═══ DATA LINES
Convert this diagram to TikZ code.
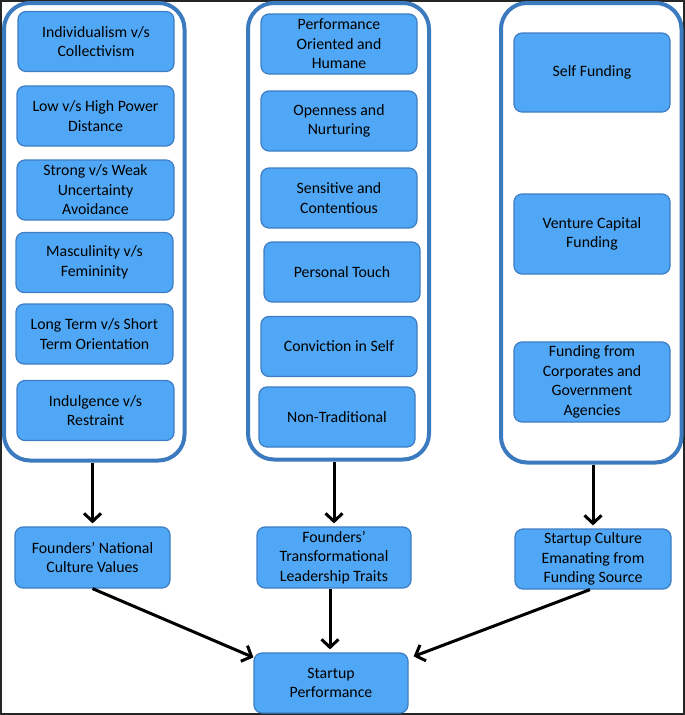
\documentclass[tikz,border=0pt]{standalone}
\usepackage{fontspec}
\setmainfont{Carlito}
\usetikzlibrary{arrows.meta}

\definecolor{boxfill}{RGB}{80,167,245}
\definecolor{boxline}{RGB}{62,125,196}
\definecolor{colline}{RGB}{60,122,192}

\tikzset{
  trait/.style={draw=boxline, fill=boxfill, line width=1.2pt, rounded corners=8pt,
    align=center, inner sep=0pt, minimum width=156pt, minimum height=60pt,
    font=\fontsize{15.8}{19.5}\selectfont},
  column/.style={draw=colline, line width=4pt, rounded corners=26pt, inner sep=0pt},
  flow/.style={-{Straight Barb[length=8pt,width=17pt]}, line width=3pt},
}

\begin{document}
\begin{tikzpicture}[x=1pt,y=-1pt]
\useasboundingbox (0,0) rectangle (685,715);
\draw[black!85, line width=1.5pt] (0.75,0.75) rectangle (684,714);

% the three columns
\node[column, minimum width=180.5pt, minimum height=457.5pt] (lcol) at (94.25,231.75) {};
\node[column, minimum width=181pt, minimum height=456.5pt] (mcol) at (338.5,231.25) {};
\node[column, minimum width=180.5pt, minimum height=459.5pt] (rcol) at (591.25,232.75) {};

% national culture
\node[trait] (ind) at (96,41.5) {Individualism v/s\\Collectivism};
\node[trait, minimum width=157pt] (pow) at (95.5,116) {Low v/s High Power\\Distance};
\node[trait, minimum width=157pt] (unc) at (95.5,190) {Strong v/s Weak\\Uncertainty\\Avoidance};
\node[trait, minimum width=157pt] (mas) at (94.5,262.5) {Masculinity v/s\\Femininity};
\node[trait, minimum width=157pt] (lon) at (94.5,334) {Long Term v/s Short\\Term Orientation};
\node[trait, minimum width=157pt] (ilg) at (95.5,410.5) {Indulgence v/s\\Restraint};

% leadership traits
\node[trait] (prf) at (339,44) {Performance\\Oriented and\\Humane};
\node[trait] (opn) at (339,121) {Openness and\\Nurturing};
\node[trait] (sns) at (339,198) {Sensitive and\\Contentious};
\node[trait] (tch) at (342,272) {Personal Touch};
\node[trait] (cnv) at (339,346.5) {Conviction in Self};
\node[trait] (ntr) at (337,417) {Non-Traditional};

% funding
\node[trait, minimum height=79pt] (slf) at (592,72.5) {Self Funding};
\node[trait, minimum height=80pt] (vcf) at (592,234) {Venture Capital\\Funding};
\node[trait, minimum height=80pt] (gov) at (592,382) {Funding from\\Corporates and\\Government\\Agencies};

% middle row
\node[trait, minimum width=155pt, minimum height=61pt] (fn) at (92.5,557.5) {Founders' National\\Culture Values};
\node[trait, minimum width=154pt, minimum height=61pt] (ft) at (334,557.5) {Founders'\\Transformational\\Leadership Traits};
\node[trait] (sc) at (593,559) {Startup Culture\\Emanating from\\Funding Source};

\node[trait, minimum width=154pt] (sp) at (331,683) {Startup\\Performance};

\draw[flow] (lcol.south -| fn.north) -- ([yshift=3pt]fn.north);
\draw[flow] (mcol.south -| ft.north) -- ([yshift=3pt]ft.north);
\draw[flow] (rcol.south -| sc.north) -- ([yshift=3pt]sc.north);

\draw[flow] (fn.south) -- ([yshift=-5pt]sp.north west);
\draw[flow] ([xshift=-4pt]ft.south) -- ([xshift=-1pt,yshift=3pt]sp.north);
\draw[flow] ([xshift=-3pt]sc.south) -- ([xshift=5pt,yshift=-4pt]sp.north east);
\end{tikzpicture}
\end{document}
══════
Return each line from the material above exactly, but not the pictures.

Convert this diagram to TikZ code.
\documentclass[tikz,border=0pt]{standalone}
\usepackage{fontspec}
\setmainfont{Carlito}
\usetikzlibrary{arrows.meta}

\definecolor{boxfill}{RGB}{80,167,245}
\definecolor{boxline}{RGB}{62,125,196}
\definecolor{colline}{RGB}{60,122,192}

\tikzset{
  trait/.style={draw=boxline, fill=boxfill, line width=1.2pt, rounded corners=8pt,
    align=center, inner sep=0pt, minimum width=156pt, minimum height=60pt,
    font=\fontsize{15.8}{19.5}\selectfont},
  column/.style={draw=colline, line width=4pt, rounded corners=26pt, inner sep=0pt},
  flow/.style={-{Straight Barb[length=8pt,width=17pt]}, line width=3pt},
}

\begin{document}
\begin{tikzpicture}[x=1pt,y=-1pt]
\useasboundingbox (0,0) rectangle (685,715);
\draw[black!85, line width=1.5pt] (0.75,0.75) rectangle (684,714);

% the three columns
\node[column, minimum width=180.5pt, minimum height=457.5pt] (lcol) at (94.25,231.75) {};
\node[column, minimum width=181pt, minimum height=456.5pt] (mcol) at (338.5,231.25) {};
\node[column, minimum width=180.5pt, minimum height=459.5pt] (rcol) at (591.25,232.75) {};

% national culture
\node[trait] (ind) at (96,41.5) {Individualism v/s\\Collectivism};
\node[trait, minimum width=157pt] (pow) at (95.5,116) {Low v/s High Power\\Distance};
\node[trait, minimum width=157pt] (unc) at (95.5,190) {Strong v/s Weak\\Uncertainty\\Avoidance};
\node[trait, minimum width=157pt] (mas) at (94.5,262.5) {Masculinity v/s\\Femininity};
\node[trait, minimum width=157pt] (lon) at (94.5,334) {Long Term v/s Short\\Term Orientation};
\node[trait, minimum width=157pt] (ilg) at (95.5,410.5) {Indulgence v/s\\Restraint};

% leadership traits
\node[trait] (prf) at (339,44) {Performance\\Oriented and\\Humane};
\node[trait] (opn) at (339,121) {Openness and\\Nurturing};
\node[trait] (sns) at (339,198) {Sensitive and\\Contentious};
\node[trait] (tch) at (342,272) {Personal Touch};
\node[trait] (cnv) at (339,346.5) {Conviction in Self};
\node[trait] (ntr) at (337,417) {Non-Traditional};

% funding
\node[trait, minimum height=79pt] (slf) at (592,72.5) {Self Funding};
\node[trait, minimum height=80pt] (vcf) at (592,234) {Venture Capital\\Funding};
\node[trait, minimum height=80pt] (gov) at (592,382) {Funding from\\Corporates and\\Government\\Agencies};

% middle row
\node[trait, minimum width=155pt, minimum height=61pt] (fn) at (92.5,557.5) {Founders' National\\Culture Values};
\node[trait, minimum width=154pt, minimum height=61pt] (ft) at (334,557.5) {Founders'\\Transformational\\Leadership Traits};
\node[trait] (sc) at (593,559) {Startup Culture\\Emanating from\\Funding Source};

\node[trait, minimum width=154pt] (sp) at (331,683) {Startup\\Performance};

\draw[flow] (lcol.south -| fn.north) -- ([yshift=3pt]fn.north);
\draw[flow] (mcol.south -| ft.north) -- ([yshift=3pt]ft.north);
\draw[flow] (rcol.south -| sc.north) -- ([yshift=3pt]sc.north);

\draw[flow] (fn.south) -- ([yshift=-5pt]sp.north west);
\draw[flow] ([xshift=-4pt]ft.south) -- ([xshift=-1pt,yshift=3pt]sp.north);
\draw[flow] ([xshift=-3pt]sc.south) -- ([xshift=5pt,yshift=-4pt]sp.north east);
\end{tikzpicture}
\end{document}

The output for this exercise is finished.